Auszug aus den Erwägungen:

                      Aus den Erwägungen:

Erwägung 3

    3.- a) Der Umfang des Anspruches auf unentgeltliche Rechtspflege und
Verbeiständung bestimmt sich zunächst nach den Vorschriften des kantonalen
Rechts. Sichert dieses der bedürftigen Partei nicht in ausreichendem Masse
die Möglichkeit, ihre Rechte zu wahren, so greifen die unmittelbar aus
Art. 4 BV hergeleiteten Regeln ein, die ein Mindestmass an Rechtsschutz
gewährleisten (BGE 116 Ia 102 E. 4a S. 104 mit Hinweisen). Nach ständiger
Rechtsprechung des Bundesgerichts verschafft Art. 4 BV einer bedürftigen
Partei in einem für sie nicht aussichtslosen Zivilprozess Anspruch auf
unentgeltliche Rechtspflege und auf Ernennung eines unentgeltlichen
Rechtsbeistandes, sofern sie eines solchen zur gehörigen Wahrung ihrer
Interessen bedarf (BGE 119 Ia 251 E. 3 S. 253 und 264 E. 3a S. 265 mit
Hinweisen).

    b) Gemäss § 306 ZPO/LU sind Armenrechtsgesuche seitens des Klägers
"in der Regel so rechtzeitig zu stellen, dass vor Einreichung der Klage
... darüber entschieden werden kann", spätestens aber mit der Klage
(Abs. 1).

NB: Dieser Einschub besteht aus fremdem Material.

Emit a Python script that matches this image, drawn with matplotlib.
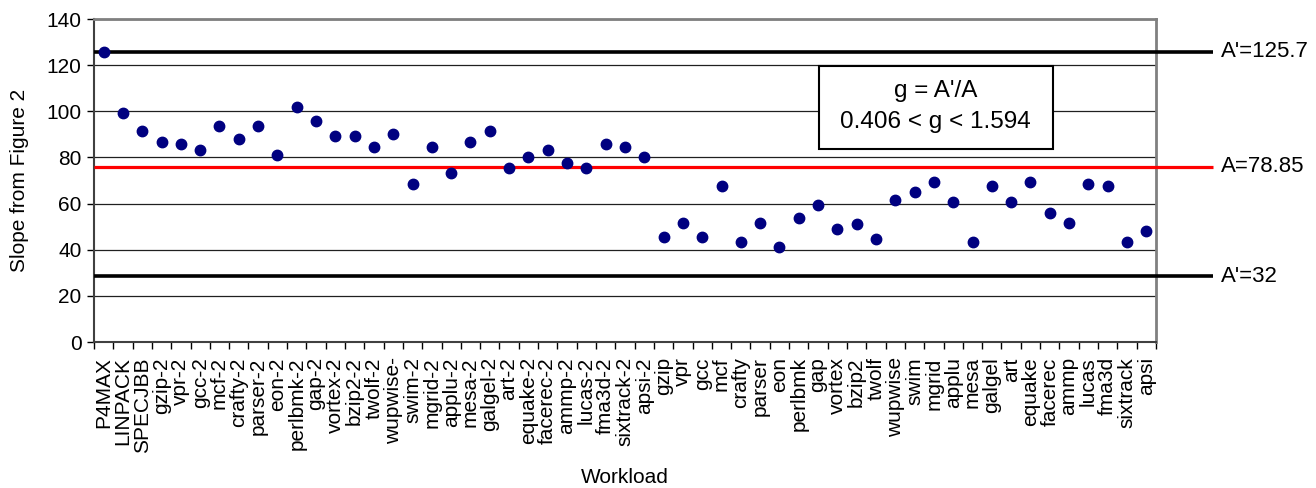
import matplotlib
matplotlib.use('Agg')
import matplotlib.pyplot as plt
from matplotlib.patches import Rectangle

plt.rcParams['font.family'] = ['Liberation Sans', 'DejaVu Sans']

workloads = ['P4MAX', 'LINPACK', 'SPECJBB', 'gzip-2', 'vpr-2', 'gcc-2', 'mcf-2', 'crafty-2',
             'parser-2', 'eon-2', 'perlbmk-2', 'gap-2', 'vortex-2', 'bzip2-2', 'twolf-2',
             'wupwise-', 'swim-2', 'mgrid-2', 'applu-2', 'mesa-2', 'galgel-2', 'art-2',
             'equake-2', 'facerec-2', 'ammp-2', 'lucas-2', 'fma3d-2', 'sixtrack-2', 'apsi-2',
             'gzip', 'vpr', 'gcc', 'mcf', 'crafty', 'parser', 'eon', 'perlbmk', 'gap',
             'vortex', 'bzip2', 'twolf', 'wupwise', 'swim', 'mgrid', 'applu', 'mesa',
             'galgel', 'art', 'equake', 'facerec', 'ammp', 'lucas', 'fma3d', 'sixtrack', 'apsi']
slopes = [125.8, 99.4, 91.3, 86.8, 85.7, 83.4, 93.8, 88.0,
          93.8, 81.1, 101.9, 95.9, 89.1, 89.1, 84.5,
          90.3, 68.5, 84.5, 73.1, 86.8, 91.3, 75.4,
          80.0, 83.4, 77.7, 75.4, 85.7, 84.5, 80.0,
          45.6, 51.4, 45.6, 67.5, 43.3, 51.4, 41.0, 53.6, 59.4,
          49.1, 51.3, 44.5, 61.7, 65.0, 69.5, 60.5, 43.5,
          67.5, 60.5, 69.5, 55.9, 51.4, 68.5, 67.5, 43.5, 48.1]

# reference lines: (drawn level, label, colour)
ref_levels = [125.9, 75.9, 28.6]
ref_labels = ["A'=125.7", "A=78.85", "A'=32"]
ref_colors = ['black', 'red', 'black']

box_lines = ["g = A'/A", "0.406 < g < 1.594"]

fig = plt.figure(figsize=(13.16, 4.88), dpi=100)
ax = fig.add_axes([0.0714, 0.299, 0.8070, 0.662])

n = len(workloads)
x = list(range(n))
ax.set_xlim(-0.5, n - 0.5)
ax.set_ylim(0, 140)

ax.set_yticks(range(0, 141, 20))
ax.yaxis.grid(True, color='#202020', linewidth=0.9)
ax.set_axisbelow(True)

for lvl, lab, col in zip(ref_levels, ref_labels, ref_colors):
    ax.plot([-0.5, 57.45], [lvl, lvl], color=col, lw=2.6 if col == 'black' else 2.3,
            clip_on=False, zorder=3, solid_capstyle='butt')
    ax.text(57.85, lvl, lab, fontsize=16, va='center', ha='left')

ax.plot(x, slopes, 'o', color='#000080', markersize=7.5, zorder=4, clip_on=False)

# category ticks sit between the categories
ax.set_xticks([i - 0.5 for i in range(n + 1)])
ax.set_xticklabels([])
ax.set_xticks(x, minor=True)
ax.set_xticklabels(workloads, minor=True, rotation=90, fontsize=15, va='top', ha='center')
ax.tick_params(axis='x', which='minor', length=0, pad=11)
ax.tick_params(axis='x', which='major', length=5, width=1, direction='out', color='black')
ax.tick_params(axis='y', length=5, width=1, direction='out', labelsize=15, pad=4)

for s in ['top', 'right']:
    ax.spines[s].set_color('#808080')
    ax.spines[s].set_linewidth(2)
for s in ['left', 'bottom']:
    ax.spines[s].set_color('#404040')
    ax.spines[s].set_linewidth(1.5)

ax.set_ylabel('Slope from Figure 2', fontsize=15)
ax.yaxis.set_label_coords(-0.061, 0.5)
fig.text(0.475, 0.022, 'Workload', fontsize=15, ha='center', va='center')

# annotation box
ax.add_patch(Rectangle((37.05, 83.7), 12.1, 35.9, facecolor='white', edgecolor='black',
                       linewidth=1.5, zorder=5))
ax.text(43.1, 108.8, box_lines[0], fontsize=17.5, ha='center', va='center', zorder=6)
ax.text(43.1, 95.4, box_lines[1], fontsize=17.5, ha='center', va='center', zorder=6)

fig.savefig('out.png', dpi=100)
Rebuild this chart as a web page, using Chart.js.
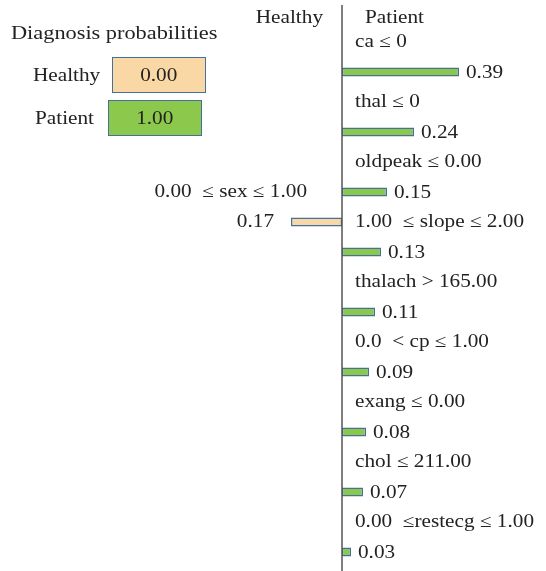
<!DOCTYPE html>
<html>
<head>
<meta charset="utf-8">
<script src="https://cdn.jsdelivr.net/npm/chart.js@4"></script>
<style>
    body { margin: 0; background: #fff; }
    #wrap { position: relative; width: 546px; height: 571px; }
    #chart { position: absolute; left: 0; top: 0; }
    .txt {
        position: absolute;
        font-family: "Liberation Serif", "Times New Roman", serif;
        font-size: 18px;
        color: #222;
        line-height: 1;
        white-space: nowrap;
        transform: scaleX(1.18);
        transform-origin: left center;
    }
    .box {
        position: absolute;
        box-sizing: border-box;
        border: 1.5px solid #41719c;
        font-family: "Liberation Serif", "Times New Roman", serif;
        font-size: 18px;
        color: #222;
        display: flex;
        align-items: center;
        justify-content: center;
    }
    .box span { display: inline-block; transform: scaleX(1.18); }
</style>
</head>
<body>
<div id="wrap">
    <canvas id="chart" width="546" height="571"></canvas>
    <div id="probs"></div>
</div>
<script>
// class probabilities
let classNames = ['Healthy', 'Patient'];
let classProbs = [0.00, 1.00];
let classColors = ['#fad8a5', '#8cc84b'];

// feature rows, top to bottom
let rowLabels = ['ca \u2264 0', 'thal \u2264 0', 'oldpeak \u2264 0.00', '1.00  \u2264 slope \u2264 2.00',
    'thalach > 165.00', '0.0  < cp \u2264 1.00', 'exang \u2264 0.00', 'chol \u2264 211.00', '0.00  \u2264restecg \u2264 1.00'];
let patientValues = [0.39, 0.24, 0.15, 0.13, 0.11, 0.09, 0.08, 0.07, 0.03];

// features pushing towards Healthy (shown left of the axis)
let healthyLabels = [null, null, null, '0.00  \u2264 sex \u2264 1.00', null, null, null, null, null];
let healthyValues = [null, null, null, 0.17, null, null, null, null, null];

const FONT = '18px "Liberation Serif", "Times New Roman", serif';
const STRETCH = 1.18;

function drawText(ctx, text, x, y, align) {
    ctx.save();
    ctx.translate(x, y);
    ctx.scale(STRETCH, 1);
    ctx.font = FONT;
    ctx.fillStyle = '#222';
    ctx.textAlign = align;
    ctx.textBaseline = 'middle';
    ctx.fillText(text, 0, 0);
    ctx.restore();
}

// left panel with the probabilities
let probs = document.getElementById('probs');
probs.insertAdjacentHTML('beforeend', `<div class="txt" style="left:11px;top:24px;transform:scaleX(1.24);">Diagnosis probabilities</div>`);
classNames.forEach((name, i) => {
    let top = 57 + i * 43;
    probs.insertAdjacentHTML('beforeend', `
        <div class="txt" style="left:${i == 0 ? 33 : 35}px;top:${top + 9}px;">${name}</div>
        <div class="box" style="left:${i == 0 ? 112 : 108}px;top:${top}px;width:94px;height:36px;background:${classColors[i]};"><span>${classProbs[i].toFixed(2)}</span></div>
    `);
});

const labelPlugin = {
    id: 'limeLabels',
    afterDatasetsDraw(chart) {
        let ctx = chart.ctx;
        let x0 = chart.scales.x.getPixelForValue(0);

        // centre axis line
        ctx.save();
        ctx.strokeStyle = '#555';
        ctx.lineWidth = 1.5;
        ctx.beginPath();
        ctx.moveTo(x0, 5);
        ctx.lineTo(x0, 571);
        ctx.stroke();
        ctx.restore();

        drawText(ctx, classNames[0], x0 - 19, 18, 'right');
        drawText(ctx, classNames[1], x0 + 23, 18, 'left');

        let healthyBars = chart.getDatasetMeta(0).data;
        let patientBars = chart.getDatasetMeta(1).data;
        patientBars.forEach((bar, i) => {
            drawText(ctx, rowLabels[i], x0 + 13, bar.y - 30, 'left');
            drawText(ctx, patientValues[i].toFixed(2), bar.x + 7, bar.y + 1, 'left');
        });
        healthyBars.forEach((bar, i) => {
            if (healthyValues[i] == null) return;
            drawText(ctx, healthyLabels[i], x0 - 35, bar.y - 30, 'right');
            drawText(ctx, healthyValues[i].toFixed(2), bar.x - 17, bar.y, 'right');
        });
    }
};

new Chart(document.getElementById('chart'), {
    type: 'bar',
    data: {
        labels: rowLabels,
        datasets: [{
            label: classNames[0],
            data: healthyValues.map(v => v == null ? null : -v),
            backgroundColor: classColors[0],
            borderColor: '#41719c',
            borderWidth: 1.5,
            borderSkipped: false
        }, {
            label: classNames[1],
            data: patientValues,
            backgroundColor: classColors[1],
            borderColor: '#41719c',
            borderWidth: 1.5,
            borderSkipped: false
        }]
    },
    options: {
        indexAxis: 'y',
        responsive: false,
        animation: false,
        categoryPercentage: 1,
        barPercentage: 0.3,
        layout: { padding: { top: 27, bottom: 4, left: 0, right: 0 } },
        plugins: {
            legend: { display: false },
            tooltip: { enabled: false }
        },
        scales: {
            x: { display: false, min: -1.14, max: 0.68 },
            y: { display: false }
        }
    },
    plugins: [labelPlugin]
});
</script>
</body>
</html>
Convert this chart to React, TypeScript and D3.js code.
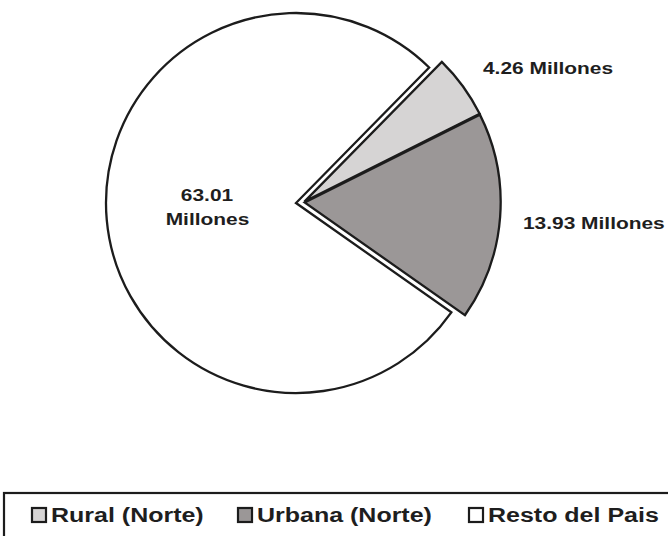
import React from "react";
import * as d3 from "d3";

const categories = ["Rural (Norte)", "Urbana (Norte)", "Resto del Pais"];
const values = [4.26, 13.93, 63.01];
const valueLabels = ["4.26 Millones", "13.93 Millones", "63.01 Millones"];
const fills = ["#d6d4d4", "#9b9797", "#ffffff"];
const exploded = [true, true, false];

const W = 668;
const H = 536;
const cx = 296;
const cy = 203;
const rMain = 190;
const rExp = 196;
const groupOffset = 7.5;
const sliceOffset = 1.2;
const STROKE = "#1c1c1c";
const FONT = "'Liberation Sans', Arial, sans-serif";
const SX = 1.23;

export default function App() {
  const start = (44.5 * Math.PI) / 180;
  const pie = d3
    .pie<number>()
    .sort(null)
    .value((d) => d)
    .startAngle(start)
    .endAngle(start + Math.PI * 2);
  const arcs = pie(values);

  const expArcs = arcs.filter((_, i) => exploded[i]);
  const gStart = d3.min(expArcs, (a) => a.startAngle) as number;
  const gEnd = d3.max(expArcs, (a) => a.endAngle) as number;
  const gMid = (gStart + gEnd) / 2;

  const arcMain = d3.arc<d3.PieArcDatum<number>>().innerRadius(0).outerRadius(rMain);
  const arcExp = d3.arc<d3.PieArcDatum<number>>().innerRadius(0).outerRadius(rExp);

  const legendX = [32, 238, 469];

  return (
    <div style={{ position: "fixed", left: 0, top: 0, width: W, height: H, background: "#fff" }}>
      <svg width={W} height={H} style={{ display: "block" }}>
        <rect x={0} y={0} width={W} height={H} fill="#ffffff" />
        {arcs.map((a, i) => {
          let dx = 0;
          let dy = 0;
          let path = arcMain(a) as string;
          if (exploded[i]) {
            const mid = (a.startAngle + a.endAngle) / 2;
            dx = Math.sin(gMid) * groupOffset + Math.sin(mid) * sliceOffset;
            dy = -Math.cos(gMid) * groupOffset - Math.cos(mid) * sliceOffset;
            path = arcExp(a) as string;
          }
          return (
            <path
              key={categories[i]}
              d={path}
              transform={`translate(${cx + dx},${cy + dy})`}
              fill={fills[i]}
              stroke={STROKE}
              strokeWidth={2.3}
              strokeLinejoin="miter"
            />
          );
        })}
        <g fontFamily={FONT} fontWeight="bold" fontSize={17} fill="#1e1e1e">
          <text transform={`translate(483,74) scale(${SX},1)`}>{valueLabels[0]}</text>
          <text transform={`translate(523,229) scale(${SX},1)`}>{valueLabels[1]}</text>
          <text transform={`translate(207,201) scale(${SX},1)`} textAnchor="middle">
            {valueLabels[2].split(" ")[0]}
          </text>
          <text transform={`translate(207.5,225) scale(${SX},1)`} textAnchor="middle">
            {valueLabels[2].split(" ")[1]}
          </text>
        </g>
        <rect x={4} y={493} width={700} height={60} fill="none" stroke={STROKE} strokeWidth={2.2} />
        <g fontFamily={FONT} fontWeight="bold" fontSize={20} fill="#1e1e1e">
          {categories.map((c, i) => (
            <g key={c}>
              <rect
                x={legendX[i]}
                y={508}
                width={14}
                height={14}
                fill={fills[i]}
                stroke={STROKE}
                strokeWidth={2.2}
              />
              <text transform={`translate(${legendX[i] + 19},522) scale(1.25,1)`}>{c}</text>
            </g>
          ))}
        </g>
      </svg>
    </div>
  );
}
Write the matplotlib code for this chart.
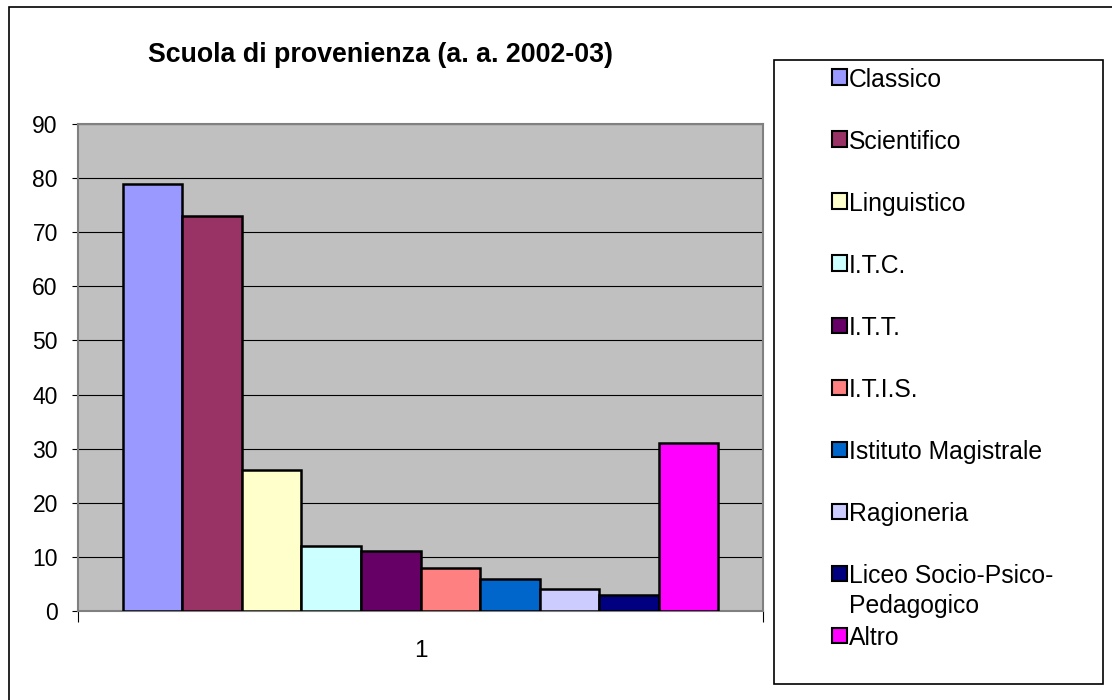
import matplotlib
matplotlib.use("Agg")
import matplotlib.pyplot as plt
from matplotlib.patches import Rectangle

categories = ["Classico", "Scientifico", "Linguistico", "I.T.C.", "I.T.T.", "I.T.I.S.",
              "Istituto Magistrale", "Ragioneria", "Liceo Socio-Psico-\nPedagogico", "Altro"]
values = [79, 73, 26, 12, 11, 8, 6, 4, 3, 31]
colors = ["#9999FF", "#993366", "#FFFFCC", "#CCFFFF", "#660066", "#FF8080",
          "#0066CC", "#CCCCFF", "#000080", "#FF00FF"]
yticks = [0, 10, 20, 30, 40, 50, 60, 70, 80, 90]
title = "Scuola di provenienza (a. a. 2002-03)"
xlabel_tick = "1"

plt.rcParams['font.family'] = ['Liberation Sans', 'DejaVu Sans']

W, H = 1112, 700
fig = plt.figure(figsize=(W / 100, H / 100), dpi=100)
fig.patch.set_facecolor("white")

def fx(px):
    return px / W

def fy(py):
    return 1 - py / H

# outer chart border (extends past right/bottom edges)
fig.add_artist(Rectangle((fx(9), fy(720)), fx(1130 - 9), (720 - 7) / H,
                         transform=fig.transFigure, fill=False, edgecolor="black",
                         linewidth=1.2))

# plot area
L, R, T, B = 78, 763, 124, 611
ax = fig.add_axes([fx(L), fy(B), (R - L) / W, (B - T) / H])
ax.set_facecolor("#C0C0C0")
n = len(values)
ax.set_xlim(-1.25, n - 1 + 1.25)
ax.set_ylim(0, 90)
ax.set_axisbelow(True)
ax.yaxis.grid(True, color="black", linewidth=0.8)
for s in ax.spines.values():
    s.set_color("#808080")
    s.set_linewidth(1.5)

xs = list(range(n))
ax.bar(xs, values, width=1.0, color=colors, edgecolor="black", linewidth=1.8, zorder=3)

ax.set_yticks(yticks)
ax.tick_params(axis="y", direction="out", length=4.5, width=0.8, color="black",
               labelsize=16.5, pad=10)
ax.set_xticks([(n - 1) / 2])
ax.set_xticklabels([xlabel_tick])
ax.tick_params(axis="x", which="major", length=0, labelsize=17.5, pad=21)
ax.set_xticks([-1.25, n - 1 + 1.25], minor=True)
ax.tick_params(axis="x", which="minor", direction="out", length=8, width=0.8, color="black")

# title
fig.text(fx(381), fy(55), title, ha="center", va="center", fontsize=19.3, fontweight="bold")

# legend box
LL, LT, LR, LB = 774, 60, 1103, 684
fig.add_artist(Rectangle((fx(LL), fy(LB)), (LR - LL) / W, (LB - LT) / H,
                         transform=fig.transFigure, fill=False, edgecolor="black",
                         linewidth=1.2))
for i, (lab, c) in enumerate(zip(categories, colors)):
    yc = 77 + 62 * i
    fig.add_artist(Rectangle((fx(832), fy(yc + 7.5)), 15 / W, 15 / H,
                             transform=fig.transFigure, facecolor=c,
                             edgecolor="black", linewidth=1.5))
    fig.text(fx(849), fy(yc - 9), lab, ha="left", va="top", fontsize=17.8,
             linespacing=1.3)

fig.savefig("out.png", dpi=100)
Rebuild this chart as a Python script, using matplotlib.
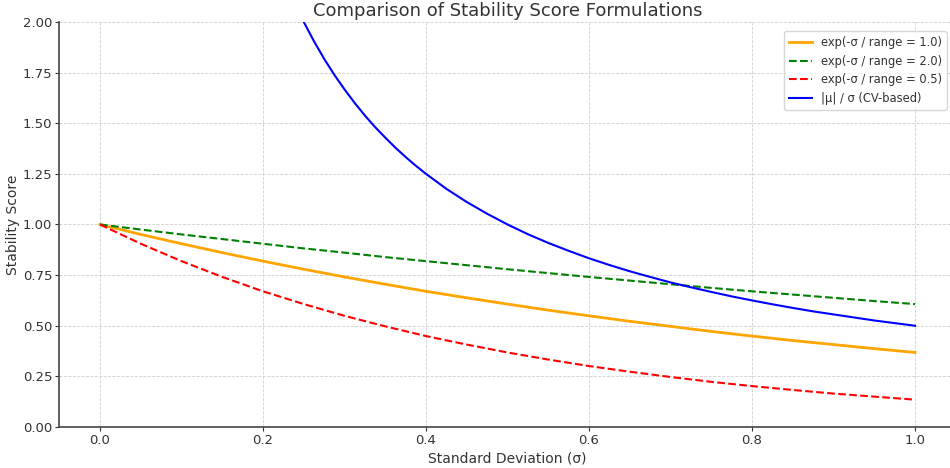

Ein nach diesem Zeitpunkt eingereichtes Gesuch kann nach Absatz 2
nur noch mit seither eingetretenen Tatsachen begründet werden. Erteilt der
zuständige Gerichtspräsident das Armenrecht, so sendet er seinen Entscheid
mit den Akten an das Obergericht, das den Entscheid bestätigt oder abändert
(§ 307 Abs. 4 ZPO/LU). Wird dem Gesuchsteller das Armenrecht auch für die
Anwaltskosten gewährt, "so weist ihm das Obergericht ... aus der Zahl der
praktizierenden Anwälte des Kantons einen Anwalt an" (§ 309 Abs. 1 ZPO/LU).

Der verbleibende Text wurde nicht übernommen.